Subqueries and CTEsLesson 5.5
Subqueries in FROM — derived tables and their uses
subquery in FROM clause, derived table, aliasing requirement, filtering aggregated results, composing with JOINs
Subqueries in FROM Create Virtual Tables
A subquery in the FROM clause produces a temporary virtual table — called a derived table — that the outer query can SELECT from, JOIN to, or filter with WHERE. The derived table must be given an alias.
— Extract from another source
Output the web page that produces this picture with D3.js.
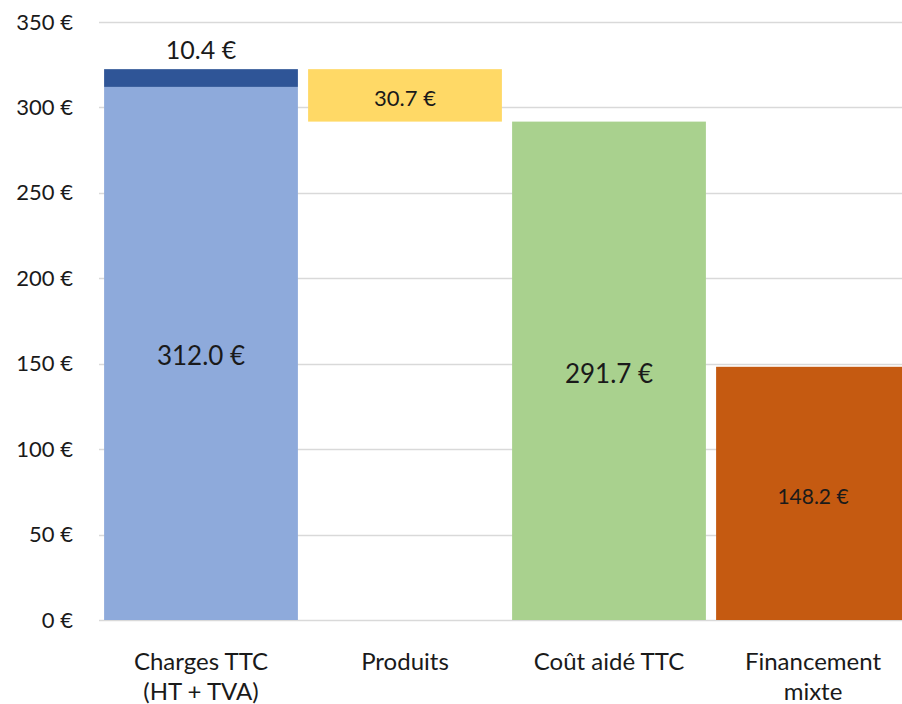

-- Find categories where average order value exceeds the overall average
SELECT cat.category, cat.avg_value
FROM (
SELECT category, AVG(amount) AS avg_value
FROM orders
GROUP BY category
) AS cat -- alias required
WHERE cat.avg_value > (
SELECT AVG(amount) FROM orders
);Joining a Derived Table
SELECT c.name, order_stats.total_orders, order_stats.total_spent
FROM customers c
JOIN (
SELECT customer_id,
COUNT(*) AS total_orders,
SUM(amount) AS total_spent
FROM orders
GROUP BY customer_id
) AS order_stats ON c.id = order_stats.customer_id;Derived Table vs CTE
Both express the same logic. A derived table is inline; a CTE is named at the top. When the same subquery is reused more than once in a query, a CTE avoids repetition. For a single use, either works — choose based on readability.